Simple Adaptive Estimation of Quadratic Functionals in Nonparametric IV Models

TL;DR

This paper develops an adaptive estimator for quadratic functionals in nonparametric IV models, achieving minimax optimal rates across different ill-posedness scenarios without prior knowledge of smoothness or ill-posedness.

Contribution

It introduces a data-driven, Lepski-type method for selecting the sieve dimension, enabling adaptive minimax estimation in complex NPIV models.

Findings

Achieves the minimax convergence rate matching the lower bound.

Adaptive estimator performs well in severely and mildly ill-posed cases.

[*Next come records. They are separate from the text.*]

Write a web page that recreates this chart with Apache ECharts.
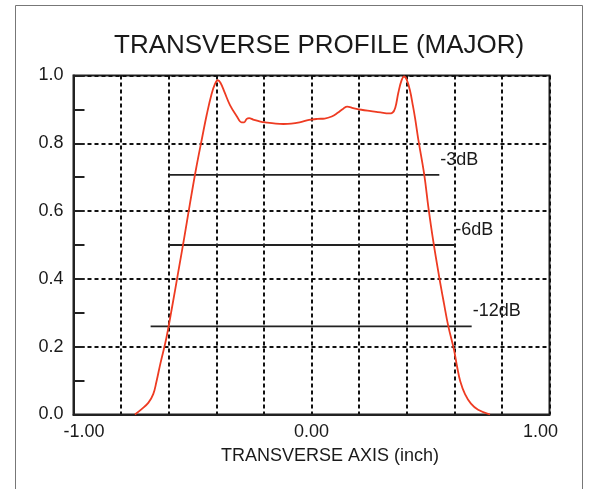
<!DOCTYPE html>
<html>
<head>
<meta charset="utf-8">
<title>Transverse Profile (Major)</title>
<script src="https://cdn.jsdelivr.net/npm/echarts@6/dist/echarts.min.js"></script>
<style>
  html, body { margin: 0; padding: 0; background: #fff; }
  #chart { width: 589px; height: 489px; }
</style>
</head>
<body>
<div id="chart"></div>
<script>
// beam profile (x in inch, y normalised)
const profileX = [-0.742, -0.715, -0.685, -0.665, -0.652, -0.635, -0.61, -0.585, -0.56, -0.535,
  -0.51, -0.485, -0.46, -0.44, -0.42, -0.405, -0.394, -0.382, -0.365, -0.342,
  -0.314, -0.294, -0.283, -0.272, -0.262, -0.245, -0.215, -0.188, -0.15, -0.118,
  -0.085, -0.05, -0.01, 0.025, 0.055, 0.085, 0.11, 0.135, 0.15, 0.175,
  0.21, 0.25, 0.29, 0.325, 0.34, 0.352, 0.365, 0.378, 0.389, 0.40,
  0.414, 0.425, 0.435, 0.449, 0.474, 0.491, 0.512, 0.537, 0.556, 0.575,
  0.599, 0.612, 0.625, 0.645, 0.67, 0.70, 0.75]
const profileY = [0, 0.015, 0.035, 0.06, 0.095, 0.15, 0.225, 0.32, 0.42, 0.52,
  0.625, 0.725, 0.815, 0.885, 0.945, 0.976, 0.986, 0.978, 0.950, 0.912,
  0.880, 0.862, 0.862, 0.872, 0.874, 0.870, 0.864, 0.861, 0.858, 0.857,
  0.858, 0.862, 0.869, 0.872, 0.873, 0.879, 0.89, 0.903, 0.908, 0.904,
  0.899, 0.895, 0.891, 0.888, 0.890, 0.905, 0.950, 0.985, 0.997, 0.988,
  0.955, 0.915, 0.875, 0.81, 0.706, 0.612, 0.51, 0.404, 0.33, 0.26,
  0.19, 0.14, 0.098, 0.06, 0.032, 0.014, 0]

// -3 / -6 / -12 dB width markers
const dbNames = ['-3dB', '-6dB', '-12dB']
const dbLevel = [0.707, 0.5, 0.26]
const dbStart = [-0.6, -0.6, -0.676]
const dbEnd = [0.537, 0.6, 0.673]

const xLabelsShown = [-1, 0, 1]

const chart = echarts.init(document.getElementById('chart'))

const font = '"Liberation Sans", Arial, Helvetica, sans-serif'
const ink = '#1a1a1a'

const dbSeries = []
dbNames.forEach((name, i) => {
  dbSeries.push({
    name: name,
    type: 'line',
    data: [[dbStart[i], dbLevel[i]], [dbEnd[i], dbLevel[i]]],
    symbol: 'none',
    lineStyle: { color: '#222', width: 1.8 },
    z: 3,
    silent: true,
  })
  dbSeries.push({
    name: name + ' label',
    type: 'scatter',
    data: [[dbEnd[i], dbLevel[i]]],
    symbolSize: 0,
    itemStyle: { opacity: 1 },
    label: {
      show: true,
      position: 'right',
      distance: 0,
      offset: [1, -15],
      formatter: name,
      color: ink,
      fontSize: 18,
      fontFamily: font,
    },
    silent: true,
  })
})

const option = {
  animation: false,
  backgroundColor: '#fff',
  title: {
    text: 'TRANSVERSE PROFILE (MAJOR)',
    left: 109,
    top: 28,
    textStyle: { color: ink, fontSize: 26, fontWeight: 'normal', fontFamily: font },
  },
  graphic: [
    {
      type: 'rect',
      shape: { x: 15.5, y: 5.5, width: 567, height: 500 },
      style: { fill: 'none', stroke: '#777', lineWidth: 1 },
      silent: true,
    },
  ],
  grid: {
    left: 73.5,
    right: 39.5,
    top: 75.5,
    bottom: 74.5,
    show: true,
    borderColor: '#222',
    borderWidth: 2,
    outerBoundsMode: 'none',
  },
  xAxis: {
    type: 'value',
    min: -1,
    max: 1,
    interval: 0.2,
    name: 'TRANSVERSE AXIS (inch)',
    nameLocation: 'middle',
    nameGap: 33,
    nameTextStyle: { color: ink, fontSize: 18, fontFamily: font, padding: [0, 0, 0, 37] },
    axisLine: { show: true, onZero: false, lineStyle: { color: '#222', width: 2 } },
    axisTick: { show: false },
    splitLine: { show: true, lineStyle: { color: '#111', width: 2, type: [4, 3] } },
    axisLabel: {
      color: ink,
      fontSize: 18,
      fontFamily: font,
      margin: 9,
      showMinLabel: true,
      showMaxLabel: true,
      formatter: (v) => {
        const hit = xLabelsShown.find((t) => Math.abs(t - v) < 1e-6)
        if (hit === undefined) return ''
        if (hit < 0) return '{lo|' + hit.toFixed(2) + '}'
        if (hit > 0) return '{hi|' + hit.toFixed(2) + '}'
        return Math.abs(hit).toFixed(2)
      },
      rich: {
        lo: { color: ink, fontSize: 18, fontFamily: font, padding: [0, 0, 0, 21] },
        hi: { color: ink, fontSize: 18, fontFamily: font, padding: [0, 18, 0, 0] },
      },
    },
  },
  yAxis: {
    type: 'value',
    min: 0,
    max: 1,
    interval: 0.2,
    axisLine: { show: true, onZero: false, lineStyle: { color: '#222', width: 2 } },
    axisTick: { show: true, inside: true, length: 11, lineStyle: { color: '#222', width: 2 } },
    minorTick: { show: true, splitNumber: 2, length: 11, lineStyle: { color: '#222', width: 2 } },
    splitLine: { show: true, lineStyle: { color: '#111', width: 2, type: [4, 3] } },
    axisLabel: {
      color: ink,
      fontSize: 18,
      fontFamily: font,
      margin: 10,
      formatter: (v) => v.toFixed(1),
    },
  },
  series: [
    {
      name: 'profile',
      type: 'line',
      data: profileX.map((x, i) => [x, profileY[i]]),
      smooth: 0.4,
      symbol: 'none',
      lineStyle: { color: '#ee3b22', width: 1.8 },
      z: 4,
      silent: true,
    },
    ...dbSeries,
  ],
}

chart.setOption(option)
</script>
</body>
</html>
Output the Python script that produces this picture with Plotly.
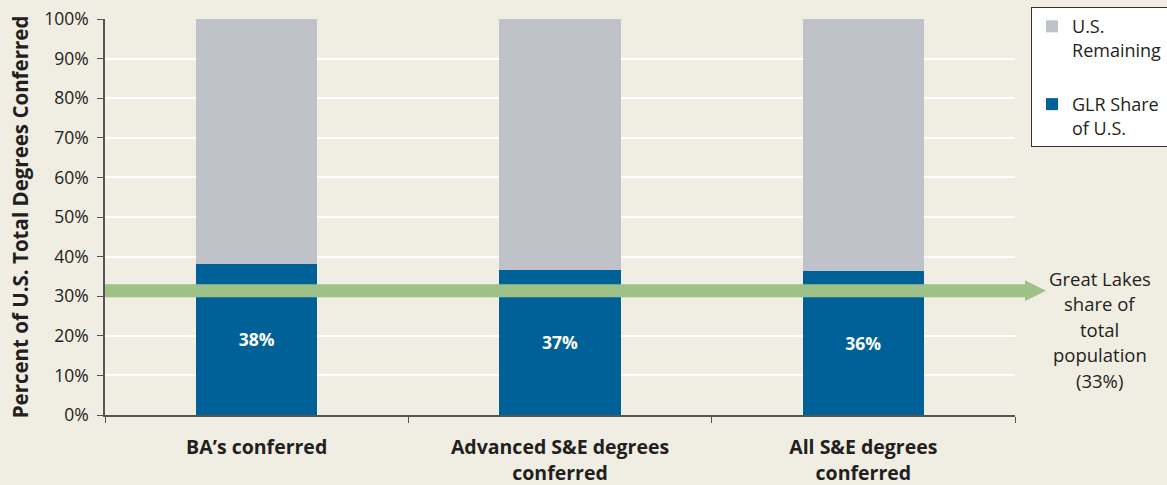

Attains near-optimal rates up to a logarithmic factor in irregular cases.

Abstract

This paper considers adaptive, minimax estimation of a quadratic functional in a nonparametric instrumental variables (NPIV) model, which is an important problem in optimal estimation of a nonlinear functional of an ill-posed inverse regression with an unknown operator. We first show that a leave-one-out, sieve NPIV estimator of the quadratic functional can attain a convergence rate that coincides with the lower bound previously derived in Chen and Christensen [2018]. The minimax rate is achieved by the optimal choice of the sieve dimension (a key tuning parameter) that depends on the smoothness of the NPIV function and the degree of ill-posedness, both are unknown in practice. We next propose a Lepski-type data-driven choice of the key sieve dimension adaptive to the unknown NPIV model features. The adaptive estimator of the quadratic functional is shown to attain the minimax optimal rate in the severely ill-posed case and in the regular mildly ill-posed case, but up to a multiplicative $\sqrt{\log n}$ factor in the irregular mildly ill-posed case.